By Tess Owen


If you suspect that your colleague or neighbor has luxurious properties, race cars, and millions of dollars hidden in some island paradise, then today could be your lucky day. On Monday, a huge portion of leaked Panama Papers data became entirely public. That means anyone can now trawl through the names of more than 200,000 offshore companies, all of which were incorporated with the help of shady legal firm Mossack Fonseca in far-flung tax havens like the Seychelles and the British Virgin Islands.

All 11.5 million confidential documents were originally leaked to German newspaper Suddeutsche Zeitung (SZ) and shared with the International Consortium of Investigative Journalists. A coordinated effort by media outlets around the world sifted through those documents, connecting the dots inside the murky world of offshore shell companies and revealed elaborate tax evasion schemes, many linked to the world's rich and powerful.

The documents, which were first reported on last month, linked offshore accounts to 72 former and current heads of state.

While there are plenty of legitimate reasons for why a person would want to create a shell company, the arrangement is also popular among those who want to skirt economic sanctions, launder money, and evade taxes. The documents showed that Mossack Fonseca has worked with Ponzi schemers, diamond traders, members of FIFA, property tycoons, Saudi kings, wealthy art collectors, drug kingpins, and Ukrainian oligarchs alike.

In a manifesto published last week and titled "The Revolution Will be Digitized," the anonymous source responsible for leaking the enormous trove of documents said she or he would be "willing to cooperate with law enforcement" on the condition that governments "codify legal protections for whistleblowers into law."

"Income inequality is one of the defining issues of our time," the leaker wrote under the pseudonym John Doe, adding that politicians, activists, and academics alike have tried to understand the reason behind the "sudden acceleration" of global inequality.

"The Panama Papers provide a compelling answer to these questions: massive, pervasive corruption," John Doe wrote. "More than just a cog in the machine of "wealth management," Mossack Fonseca used its influence to write and bend laws worldwide to favor the interests of criminals over a decade."

In response to the leaks, Mossack Fonseca denied allegations that it was actively enabling criminal activity, writing in a statement that it has operated for 40 years "beyond reproach in our home country and in other jurisdictions where we have operations."

"Our firm has never been accused or charged in connection with criminal wrongdoing," the statement said.

The days immediately following the papers' release was chaotic. Iceland's Prime Minister Sigmundur Davîo Gunnlaugsson resigned just two days after documents revealed he had about $4 million of undisclosed assets tied up in an account in the British Virgin Islands. In Spain, José Manuel Soria, minister of industry, energy, and tourism, was also forced to resign after the Panama Papers exposed his family's hidden wealth.
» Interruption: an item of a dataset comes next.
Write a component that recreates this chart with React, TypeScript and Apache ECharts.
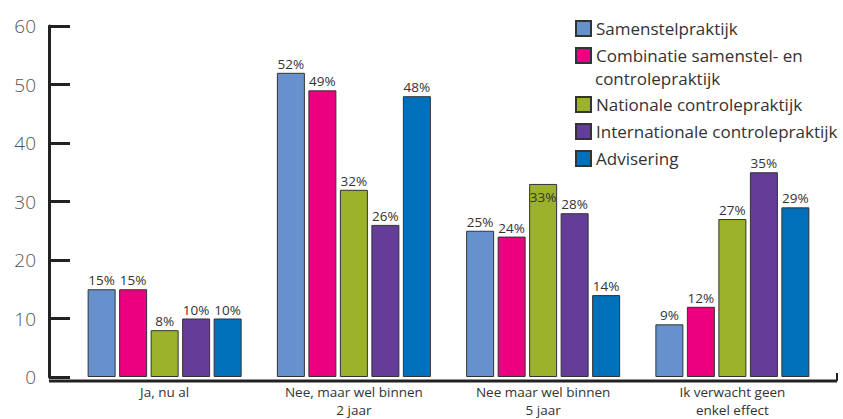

UK Prime Minister David Cameron was forced to admit he owned shares in his late father's offshore account, prompting calls for his resignation.

But the dust has settled since. Investigations into some of the individuals and organizations named by the papers are ongoing. For example, Australia's tax office says it is investigating the 800 individuals implicated in the leaks. France has launched a preliminary investigation into tax fraud and money laundering. Most recently, a close analysis of the data found that many wealthy Latin Americans look to New Zealand to hide their money — a country whose legal framework, tax-free status, and strict privacy laws make it the perfect choice to do so. New Zealand's Prime Minister John key is increasingly under pressure to take action, and his government has promised to review foreign trust laws.

The Panama Papers also stoked a new global awareness and anger, and many governments in addition to New Zealand have pledged to find ways to close the loopholes which enable such tax evasion arrangements. Oxfam America's recent report "Broken at the Top" found that 50 of the United States' largest companies' have $1.4 trillion hidden in tax havens. Oxfam determined that the tax practices of these corporate behemoths were costing Americans an estimated $111 billion per year, and costing developing countries another $100 billion a year.

"In this system — our system — the slaves are unaware both of their status and of their masters, who exist in a world apart where the intangible shackles are carefully hidden amongst reams of unreachable legalese," John Doe wrote in their manifesto. "When it takes a whistleblower to sound the alarm, it is cause for even greater concern. It signals that democracy's checks and balances have all failed, that the breakdown is systemic, and that severe instability could be just around the corner.